Boğaziçi hocalarından YÖK'e: 12 Eylül'de dışarıdan atanan rektörün referans verilmesi talihsiz bir ifade
Boğaziçi hocaları, Erdoğan'ın üniversiteye Melih Bulu'yu atamasının ardından başlayan tartışmalara dahil olan YÖK'e verdiği yanıtta "12 Eylül'de Boğaziçi'ne dışarıdan rektör atanmasının bugünkü duruma referans verilmesi talihsiz bir ifade" dedi.
Boğaziçi Üniversitesi'nde yönetim kademesindeki 10 hocanın imzasıyla YÖK'e gönderilen mektupta, YÖK'ün, öğretim üyeleri ve öğrencilerinin protestolarına neden olan Melih Bulu'nun atanmasıyla ilgili açıklamasına yanıt verildi.
YÖK, Melik Bulu'nun atanmasıyla ilgili "Bir üniversitenin başarılı bir şekilde yönetilmesini atanan rektörün o üniversitenin kadrolu elemanı olma şartına bağlamanın, akademinin küresel yapısında da anlamlı bir karşılığı ve gerçekliği bulunmamaktadır" demişti.
Prof. Dr. Yavuz Akpınar (Genel Sekreter Vekili). Prof. Dr. Necati Aras (Rektör Danışmanı), Prof. Dr. Naz Zeynep Atay Gök (Rektör Yardımcısı), Prof. Dr. Dilek Çalgan (Rektör Danışmanı), Prof. Dr. Ayşın Ertüzün (Rektör Yardımcısı), Prof. Dr. Ayşe Gürel (Rektör Danışmanı), Dr. Öğretim Üyesi Berat Zeki Haznedaroğlu (Rektör Danışmanı), Prof. Dr. Ali İzzet Tekcan (Rektör Yardımcısı), Doç. Dr. Nermin Zeynep Uysal (Öğrenci İşleri Dekanı), Prof. Dr. Nuri Zafer Yenal (Rektör Danışmanı) imzalı yanıtta YÖK'ün "Boğaziçi Üniversitesi, geçmişte iki dönem, uzun yıllar farklı bir üniversite mezunu ve mensubu bir bilim insanı tarafından başarılı bir şekilde yönetilmiş" açıklamasına da cevap verildi.
T24'ün haberine göre, Boğaziçi hocaları, 12 Eylül darbesinin ardından Prof. Dr. Ergül Toğrol'un İTÜ'den Boğaziçi'ne atandığını hatırlatarak "YÖK’ün bugünkü durumu bir darbe dönemine referans vererek gerekçelendirmesinin talihsiz bir ifade olduğu görüşündeyiz" dedi.
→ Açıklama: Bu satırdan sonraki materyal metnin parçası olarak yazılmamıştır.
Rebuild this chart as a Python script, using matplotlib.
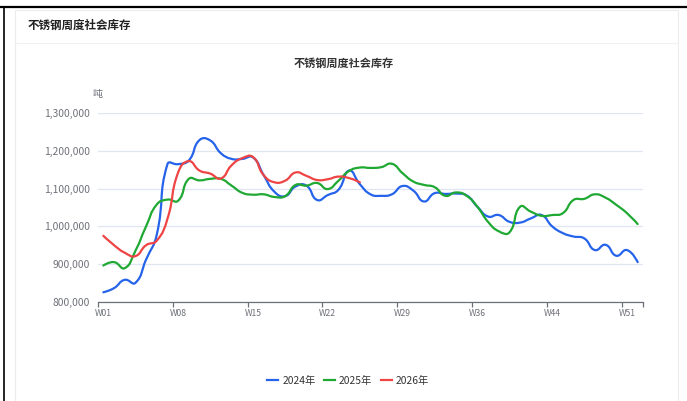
import numpy as np
import matplotlib
matplotlib.use('Agg')
import matplotlib.pyplot as plt
from matplotlib.path import Path
from matplotlib.patches import PathPatch, Rectangle
from matplotlib.lines import Line2D

plt.rcParams['font.family'] = ['Noto Sans CJK SC', 'DejaVu Sans']

# ---------------- data ----------------
weeks = ['W%02d' % i for i in range(1, 53) if i != 40]
label_weeks = ['W01', 'W08', 'W15', 'W22', 'W29', 'W36', 'W44', 'W51']
series_names = ['2024年', '2025年', '2026年']

inv_2024 = [825, 836, 858, 850, 912, 978, 1165, 1165, 1175, 1229,
            1228, 1194, 1179, 1179, 1183, 1136, 1092, 1080, 1106, 1108,
            1070, 1083, 1097, 1148, 1112, 1085, 1081, 1085, 1107, 1095,
            1066, 1088, 1086, 1087, 1082, 1052, 1026, 1030, 1012, 1010,
            1021, 1030, 1000, 982, 973, 968, 937, 951, 922, 937, 905]
inv_2025 = [896, 905, 889, 935, 1000, 1058, 1071, 1068, 1126, 1122,
            1126, 1126, 1108, 1089, 1084, 1085, 1078, 1080, 1110, 1108,
            1115, 1099, 1121, 1147, 1156, 1155, 1157, 1166, 1141, 1119,
            1110, 1104, 1081, 1090, 1081, 1052, 1012, 987, 984, 1052,
            1039, 1028, 1030, 1035, 1070, 1073, 1085, 1076, 1057, 1035, 1006]
inv_2026 = [975, 950, 930, 921, 950, 962, 1020, 1143, 1173, 1148,
            1140, 1127, 1162, 1181, 1184, 1136, 1117, 1121, 1143, 1134,
            1123, 1125, 1132, 1128, 1117]

colors = ['#2563eb', '#1fa832', '#ee4444']

W, H = 687, 401


def fx(px):
    return px / W


def fy(py):
    return 1 - py / H


def smooth_path(xs, ys, sx, sy, smooth=0.5):
    """ECharts-style bezier smoothing computed in pixel space."""
    P = np.column_stack([np.asarray(xs, float) * sx, np.asarray(ys, float) * sy])
    n = len(P)
    verts = [P[0]]
    codes = [Path.MOVETO]
    cp0 = P[0].copy()
    for i in range(1, n):
        p = P[i]
        prev = P[i - 1]
        if i + 1 < n:
            nxt = P[i + 1]
            v = nxt - prev
            l0 = np.hypot(*(p - prev))
            l1 = np.hypot(*(nxt - p))
            r = l1 / (l0 + l1) if (l0 + l1) > 0 else 0.5
            cp1 = p - v * smooth * (1 - r)
            ncp0 = p + v * smooth * r
        else:
            cp1 = p.copy()
            ncp0 = p.copy()
        verts += [cp0, cp1, p]
        codes += [Path.CURVE4] * 3
        cp0 = ncp0
    V = np.array(verts)
    V[:, 0] /= sx
    V[:, 1] /= sy
    return Path(V, codes)


fig = plt.figure(figsize=(W / 100, H / 100), dpi=100)

# outer frame lines
fig.add_artist(Line2D([0, 1], [fy(7), fy(7)], color='black', lw=1.6))
fig.add_artist(Line2D([fx(3.5), fx(3.5)], [fy(7), 0], color='black', lw=1.2))
# card
card = Rectangle((fx(14.5), fy(420)), fx(678) - fx(14.5), fy(10) - fy(420),
                 facecolor='white', edgecolor='#ececec', lw=0.8, zorder=-5)
fig.add_artist(card)
fig.add_artist(Line2D([fx(15), fx(678)], [fy(42.5), fy(42.5)], color='#f0f0f0', lw=0.8, zorder=-4))

fig.text(fx(28), fy(25), '不锈钢周度社会库存', fontsize=8.3, fontweight='bold',
         color='#222222', ha='left', va='center')
fig.text(fx(344), fy(63), '不锈钢周度社会库存', fontsize=8.0, fontweight='bold',
         color='#333333', ha='center', va='center')
fig.text(fx(97), fy(94), '吨', fontsize=7.2, color='#6E7079', ha='center', va='center')

ax = fig.add_axes([fx(98), fy(301.7), (643 - 98) / W, (301.7 - 113.3) / H], zorder=2)
ax.patch.set_alpha(0)
ax.set_xlim(-0.5, len(weeks) - 0.5)
ax.set_ylim(800000, 1300000)

for s in ['top', 'right', 'left']:
    ax.spines[s].set_visible(False)
ax.spines['bottom'].set_color('#6E7079')
ax.spines['bottom'].set_linewidth(0.9)

ax.set_yticks(np.arange(800000, 1300001, 100000))
ax.set_yticklabels(['{:,}'.format(v) for v in range(800000, 1300001, 100000)])
ax.yaxis.grid(True, color='#E0E6F1', lw=0.9)
ax.set_axisbelow(True)
ax.tick_params(axis='y', length=0, pad=6, labelsize=7.4, labelcolor='#6E7079')

label_idx = [weeks.index(w) for w in label_weeks]
ax.set_xticks(label_idx)
ax.set_xticklabels(label_weeks)
ax.set_xticks([i - 0.5 for i in label_idx] + [len(weeks) - 0.5], minor=True)
ax.tick_params(axis='x', which='major', length=0, pad=5, labelsize=6.2, labelcolor='#6E7079')
ax.tick_params(axis='x', which='minor', length=3.6, width=0.9, color='#6E7079')

sx = (643 - 98) / len(weeks)
sy = 188.4 / 500000.0
for vals, col in zip([inv_2024, inv_2025, inv_2026], colors):
    yv = np.array(vals) * 1000
    xv = np.arange(len(yv))
    path = smooth_path(xv, yv, sx, sy)
    ax.add_patch(PathPatch(path, facecolor='none', edgecolor=col, lw=1.6,
                           capstyle='round', joinstyle='round', clip_on=False))

handles = [Line2D([0], [0], color=c, lw=1.6) for c in colors]
fig.legend(handles, series_names, loc='center', bbox_to_anchor=(fx(348), fy(381)),
           ncol=3, frameon=False, fontsize=7.4, handlelength=1.1, handletextpad=0.4,
           columnspacing=0.8, labelcolor='#333333')

fig.savefig('out.png', dpi=100)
YÖK'e yanıtta, Boğaziçi hocaları arasından üniversiteye atanan Prof. Dr. Mehmet Özkan dönemindeki başarılara da yer verildi.
Açıklamada 154 yıllık tarihi ve akademik geleneği olan Boğaziçi Üniversitesi'nin başarısının Yükseköğretim Kalite Kurulu (YÖKAK) raporuna yansıdığı belirtilerek, YÖKAK'ın Boğaziçi için "akademik özerklik ve katılımcı yönetim anlayışını benimsemekte ve yaşamın her alanında düşünce özgürlüğünü savunmaktadır" tespitine de yer verildi.